The AI Research SuperCluster (RSC), announced it is training new models to advance AI. Once fully deployed, Meta’s RSC is expected to be the largest customer installation of NVIDIA DGX A100 systems.

“We hope RSC will help us build entirely new AI systems that can, for example, power real-time voice translations to large groups of people, each speaking a different language, so they could seamlessly collaborate on a research project or play an AR game together,” the company said in a blog.

The new AI supercomputer uses 760 NVIDIA DGX A100 systems as its compute nodes.

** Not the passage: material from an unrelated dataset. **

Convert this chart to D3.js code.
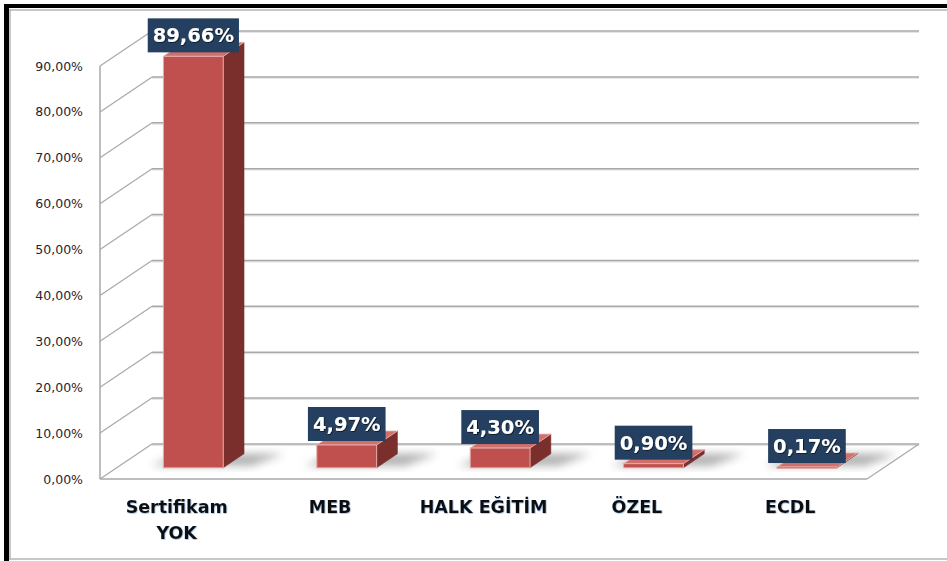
<!DOCTYPE html>
<html>
<head>
<meta charset="utf-8">
<script src="https://cdn.jsdelivr.net/npm/d3@7"></script>
<style>
  body { margin: 0; background: #fff; }
  svg { display: block; }
</style>
</head>
<body>
<svg id="chart"></svg>
<script>
// data
const categories = ['Sertifikam\nYOK', 'MEB', 'HALK EĞİTİM', 'ÖZEL', 'ECDL'];
const values = [89.66, 4.97, 4.30, 0.90, 0.17];
const yTicks = [0, 10, 20, 30, 40, 50, 60, 70, 80, 90];

const fmt = v => d3.format('.2f')(v).replace('.', ',') + '%';

const W = 947, H = 561;
const svg = d3.select('#chart').attr('width', W).attr('height', H);

// 3d depth of the floor (front -> back)
const depth = {dx: 52, dy: -35};
const barZ0 = 0.32, barZ1 = 0.72;

const x = d3.scaleBand().domain(categories).range([100, 867]).padding(0);
const y = d3.scaleLinear().domain([0, 90]).range([479, 66]);

const p = (px, py, z) => [px + z * depth.dx, py + z * depth.dy];

const defs = svg.append('defs');
defs.append('filter').attr('id', 'blur').attr('x', '-50%').attr('y', '-50%')
    .attr('width', '200%').attr('height', '200%')
  .append('feGaussianBlur').attr('stdDeviation', 4);
const ts = defs.append('filter').attr('id', 'tshadow');
ts.append('feDropShadow').attr('dx', 0.8).attr('dy', 0.8).attr('stdDeviation', 0.6)
  .attr('flood-color', '#000').attr('flood-opacity', 0.7);
const cs = defs.append('filter').attr('id', 'cshadow');
cs.append('feDropShadow').attr('dx', 0.6).attr('dy', 0.6).attr('stdDeviation', 0.5)
  .attr('flood-color', '#4a78b0').attr('flood-opacity', 0.6);

// frame
svg.append('rect').attr('x', 4).attr('y', 4).attr('width', W).attr('height', 4).attr('fill', '#000');
svg.append('rect').attr('x', 4).attr('y', 4).attr('width', 5).attr('height', H).attr('fill', '#000');
svg.append('line').attr('x1', 9).attr('x2', W).attr('y1', 10).attr('y2', 10).attr('stroke', '#b5b5b5').attr('stroke-width', 1.5);
svg.append('line').attr('x1', 10).attr('x2', 10).attr('y1', 9).attr('y2', 559).attr('stroke', '#b5b5b5').attr('stroke-width', 1.5);
svg.append('line').attr('x1', 9).attr('x2', W).attr('y1', 559).attr('y2', 559).attr('stroke', '#b5b5b5').attr('stroke-width', 1.5);

const g = svg.append('g');
const x0 = x.range()[0], x1 = x.range()[1];

// back wall gridlines + side wall slants
yTicks.forEach(t => {
  const a = p(x0, y(t), 1), b = p(x1, y(t), 1);
  g.append('line').attr('x1', a[0]).attr('y1', a[1] + 1.2).attr('x2', b[0]).attr('y2', b[1] + 1.2)
    .attr('stroke', '#e4e4e4').attr('stroke-width', 1.5);
  g.append('line').attr('x1', a[0]).attr('y1', a[1]).attr('x2', b[0]).attr('y2', b[1])
    .attr('stroke', '#a9a9a9').attr('stroke-width', 1.5);
  g.append('line').attr('x1', x0).attr('y1', y(t)).attr('x2', a[0]).attr('y2', a[1])
    .attr('stroke', '#a9a9a9').attr('stroke-width', 1.2);
});

// floor edges and front axis
const fr = p(x1, y(0), 1);
g.append('line').attr('x1', x0).attr('y1', y(0)).attr('x2', x1).attr('y2', y(0))
  .attr('stroke', '#a9a9a9').attr('stroke-width', 1.5);
g.append('line').attr('x1', x1).attr('y1', y(0)).attr('x2', fr[0]).attr('y2', fr[1])
  .attr('stroke', '#a9a9a9').attr('stroke-width', 1.2);
g.append('line').attr('x1', x0).attr('y1', y(0)).attr('x2', x0).attr('y2', y(90))
  .attr('stroke', '#a9a9a9').attr('stroke-width', 1.5);

// y tick labels
g.selectAll('.ytick').data(yTicks).join('text')
  .attr('class', 'ytick')
  .attr('x', 83).attr('y', d => y(d))
  .attr('dy', '0.36em')
  .attr('text-anchor', 'end')
  .attr('font-family', 'DejaVu Sans')
  .attr('font-size', 12.5)
  .attr('fill', '#1f2630')
  .text(d => fmt(d));

// bars
const bw = x.bandwidth() * 0.39;
const bars = categories.map((c, i) => {
  const cx = x(c) + x.bandwidth() / 2;
  const fl = p(cx - bw / 2, y(0), barZ0), frt = p(cx + bw / 2, y(0), barZ0);
  const tl = p(cx - bw / 2, y(values[i]), barZ0), tr = p(cx + bw / 2, y(values[i]), barZ0);
  const dz = barZ1 - barZ0;
  const off = [dz * depth.dx, dz * depth.dy];
  return {c, v: values[i], fl, frt, tl, tr, off};
});

// floor shadows
g.selectAll('.shadow').data(bars).join('polygon')
  .attr('class', 'shadow')
  .attr('points', d => [
    [d.fl[0] - 12, d.fl[1] - 2], [d.frt[0] + 28, d.frt[1] - 2],
    [d.frt[0] + d.off[0] + 40, d.frt[1] + d.off[1]], [d.fl[0] + d.off[0] - 4, d.fl[1] + d.off[1]]
  ].map(q => q.join(',')).join(' '))
  .attr('fill', '#6f6f6f').attr('opacity', 0.55)
  .attr('filter', 'url(#blur)');

const barG = g.selectAll('.bar').data(bars).join('g').attr('class', 'bar');
// side face
barG.append('polygon')
  .attr('points', d => [d.frt, d.tr, [d.tr[0] + d.off[0], d.tr[1] + d.off[1]], [d.frt[0] + d.off[0], d.frt[1] + d.off[1]]]
    .map(q => q.join(',')).join(' '))
  .attr('fill', '#7a2f2d').attr('stroke', '#7a2f2d').attr('stroke-width', 0.5);
// top face
barG.append('polygon')
  .attr('points', d => [d.tl, d.tr, [d.tr[0] + d.off[0], d.tr[1] + d.off[1]], [d.tl[0] + d.off[0], d.tl[1] + d.off[1]]]
    .map(q => q.join(',')).join(' '))
  .attr('fill', '#d0706d').attr('stroke', '#e8b4b2').attr('stroke-width', 0.8);
// front face
barG.append('rect')
  .attr('x', d => d.tl[0]).attr('y', d => d.tl[1])
  .attr('width', bw).attr('height', d => Math.max(d.fl[1] - d.tl[1], 1.5))
  .attr('fill', '#c0504d').attr('stroke', '#e6aaa8').attr('stroke-width', 1);

// value labels
const lab = g.selectAll('.vlab').data(bars).join('g').attr('class', 'vlab');
lab.each(function(d) {
  const s = d3.select(this);
  const cx = (d.tl[0] + d.tr[0]) / 2;
  const bottom = d.tl[1] - 4;
  const t = s.append('text')
    .attr('x', cx).attr('y', bottom - 17)
    .attr('dy', '0.36em')
    .attr('text-anchor', 'middle')
    .attr('font-family', 'DejaVu Sans')
    .attr('font-weight', 'bold')
    .attr('font-size', 19.5)
    .attr('fill', '#fff')
    .attr('filter', 'url(#tshadow)')
    .text(fmt(d.v));
  const w = t.node().getComputedTextLength() + 10;
  s.insert('rect', 'text')
    .attr('x', cx - w / 2).attr('y', bottom - 34)
    .attr('width', w).attr('height', 34)
    .attr('fill', '#243f60');
});

// category labels
g.selectAll('.xlab').data(categories).join('text')
  .attr('class', 'xlab')
  .attr('x', d => x(d) + x.bandwidth() / 2)
  .attr('y', 513)
  .attr('text-anchor', 'middle')
  .attr('font-family', 'DejaVu Sans')
  .attr('font-weight', 'bold')
  .attr('font-size', 17.5)
  .attr('fill', '#111')
  .attr('filter', 'url(#cshadow)')
  .each(function(d) {
    const s = d3.select(this);
    d.split('\n').forEach((line, i) => {
      s.append('tspan').attr('x', x(d) + x.bandwidth() / 2).attr('dy', i ? 26 : 0).text(line);
    });
  });
</script>
</body>
</html>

It packs a total of 6,080 NVIDIA A100 GPUs linked on an NVIDIA Quantum 200Gb/s InfiniBand network to deliver 1,895 petaflops of TF32 performance.

RSC took 18 months to go from an idea on paper to a working AI supercomputer, thanks in part to the NVIDIA DGX A100 technology at the foundation of Meta RSC.

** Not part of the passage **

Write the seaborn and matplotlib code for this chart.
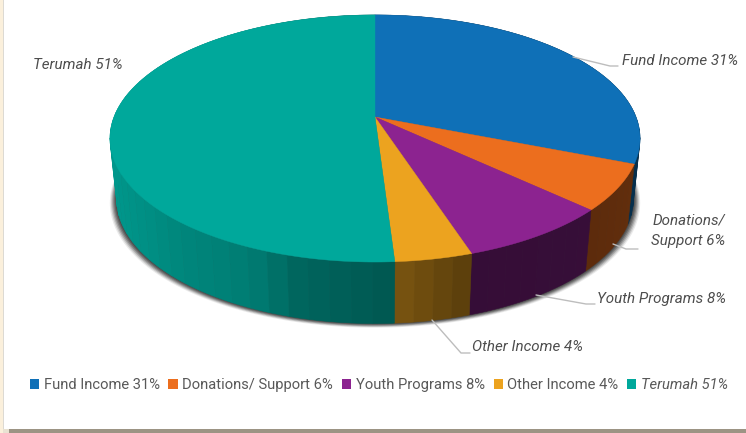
import numpy as np
import matplotlib
matplotlib.use("Agg")
import matplotlib.pyplot as plt
from matplotlib.patches import Patch, Rectangle
import seaborn as sns

categories = ["Fund Income", "Donations/ Support", "Youth Programs", "Other Income", "Terumah"]
values = [31, 6, 8, 4, 51]
slice_colors = ["#0F70B7", "#EC6E1E", "#8C2390", "#ECA31F", "#00A89B"]
callout_text = ["Fund Income 31%", "Donations/\nSupport 6%", "Youth Programs 8%", "Other Income 4%", "Terumah 51%"]

sns.set_theme(style="white")
plt.rcParams["font.family"] = ["Roboto", "DejaVu Sans"]
palette = sns.color_palette(slice_colors)

fig = plt.figure(figsize=(7.46, 4.33), dpi=100, facecolor="white")
ax = fig.add_axes([0, 0, 1, 1])
ax.set_xlim(0, 746)
ax.set_ylim(433, 0)
ax.axis("off")

# perspective disc
CX, CY, K, AY, AX = 375.0, 117.0, 0.174, 119.8, 261.0
DEPTH, SX, SY = 60.0, 0.975, 1.01


def top_rim(theta):
    t = np.radians(theta)
    u, v = np.sin(t), np.cos(t)
    w = 1 + K * v
    return CX + AX * u / w, CY - AY * v / w


def bottom_rim(theta):
    x, y = top_rim(theta)
    return CX + (x - CX) * SX, CY + DEPTH + (y - CY) * SY


edges = np.concatenate([[0], np.cumsum(values)]) / np.sum(values) * 360.0

# soft shadow under the disc
ring = np.linspace(0, 360, 361)
bx, by = bottom_rim(ring)
for k in np.arange(6, 0, -1):
    ax.fill(CX + (bx - CX) * (1 + k / 230), by + 0.7 * k, color="#333333", alpha=0.10 + 0.07 * (6 - k), lw=0, zorder=1)

# side wall
knot_x = [110, 180, 250, 300, 395, 470, 590, 640]
knot_b = [0.90, 0.80, 0.74, 0.60, 0.52, 0.38, 0.39, 0.42]
for i, col in enumerate(palette):
    a, b = edges[i], edges[i + 1]
    n = max(2, int(np.ceil((b - a) / 4.0)))
    steps = np.linspace(a, b, n + 1)
    for s0, s1 in zip(steps[:-1], steps[1:]):
        th = np.linspace(s0, s1, 5)
        tx, ty = top_rim(th)
        ux, uy = bottom_rim(th)
        f = np.interp(tx.mean(), knot_x, knot_b)
        shade = tuple(c * f for c in col)
        ax.fill(np.r_[tx, ux[::-1]], np.r_[ty, uy[::-1]], color=shade, lw=0.4, zorder=2)

# top face
for i, col in enumerate(palette):
    th = np.linspace(edges[i], edges[i + 1], 200)
    tx, ty = top_rim(th)
    ax.fill(np.r_[CX, tx], np.r_[CY, ty], color=col, lw=0.3, zorder=3)

# callouts
label_style = dict(fontsize=10.9, style="italic", color="#4d4d4d", zorder=6)
ax.text(622, 61, callout_text[0], ha="left", va="center", **label_style)
ax.text(725, 231, callout_text[1], ha="right", va="center", linespacing=1.55, multialignment="right", **label_style)
ax.text(597, 299, callout_text[2], ha="left", va="center", **label_style)
ax.text(472, 347, callout_text[3], ha="left", va="center", **label_style)
ax.text(33, 65, callout_text[4], ha="left", va="center", **label_style)

leaders = [
    ([573, 610, 618], [57, 66, 66]),
    ([613, 626, 638], [244, 249, 249]),
    ([536, 586, 595], [295, 304, 304]),
    ([432, 461, 470], [320, 353, 353]),
]
for lx, ly in leaders:
    ax.plot(lx, ly, color="#bdbdbd", lw=1.0, zorder=5, solid_capstyle="round")

# legend
handles = [Patch(facecolor=c, edgecolor="none") for c in palette]
labels = [f"{n} {v}%" for n, v in zip(categories, values)]
leg = ax.legend(handles, labels, ncol=5, loc="center", bbox_to_anchor=(379 / 746, 1 - 385 / 433),
                bbox_transform=ax.transAxes, frameon=False, fontsize=10.6, handlelength=0.62,
                handleheight=0.62, handletextpad=0.32, columnspacing=0.60, labelcolor="#595959")
leg.get_texts()[-1].set_fontstyle("italic")

# page edge
ax.add_patch(Rectangle((0, 0), 3, 433, facecolor="#FBF0DC", edgecolor="none", zorder=7))
ax.add_patch(Rectangle((3, 0), 1, 429, facecolor="#DDDAD3", edgecolor="none", zorder=7))
ax.add_patch(Rectangle((9, 429), 737, 4, facecolor="#9C9484", edgecolor="none", zorder=7))
ax.add_patch(Rectangle((3, 429), 6, 4, facecolor="#E9E2D2", edgecolor="none", zorder=7))

fig.savefig("out.png", dpi=100, facecolor="white")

It’s the second time Meta has picked NVIDIA technologies as the base for its research infrastructure. In 2017, Meta built the first generation of this infrastructure for AI research with 22,000 NVIDIA V100 Tensor Core GPUs that handles 35,000 AI training jobs a day.

Meta’s early benchmarks showed RSC can train large NLP models three times faster and run computer vision jobs 20 times faster than the prior system.

In a second phase later this year, RSC will expand to 16,000 GPUs that Meta believes will deliver a five exaflops of mixed precision AI performance. And Meta aims to expand RSC’s storage system to deliver up to an exabyte of data at 16 terabytes per second.

NVIDIA AI technologies are available to enterprises of any size.

NVIDIA DGX, which includes a full stack of NVIDIA AI software, scales easily from a single system to a DGX SuperPOD running on-premises or at a colocation provider. Customers can rent DGX systems through NVIDIA DGX Foundry.

When RSC is fully built out, Meta aims to use it to train AI models with more than a trillion parameters. That could advance fields such as natural-language processing for jobs like identifying harmful content in real time.

In addition to performance at scale, Meta cited extreme reliability, security, privacy and the flexibility to handle “a wide range of AI models” as its key criteria for RSC.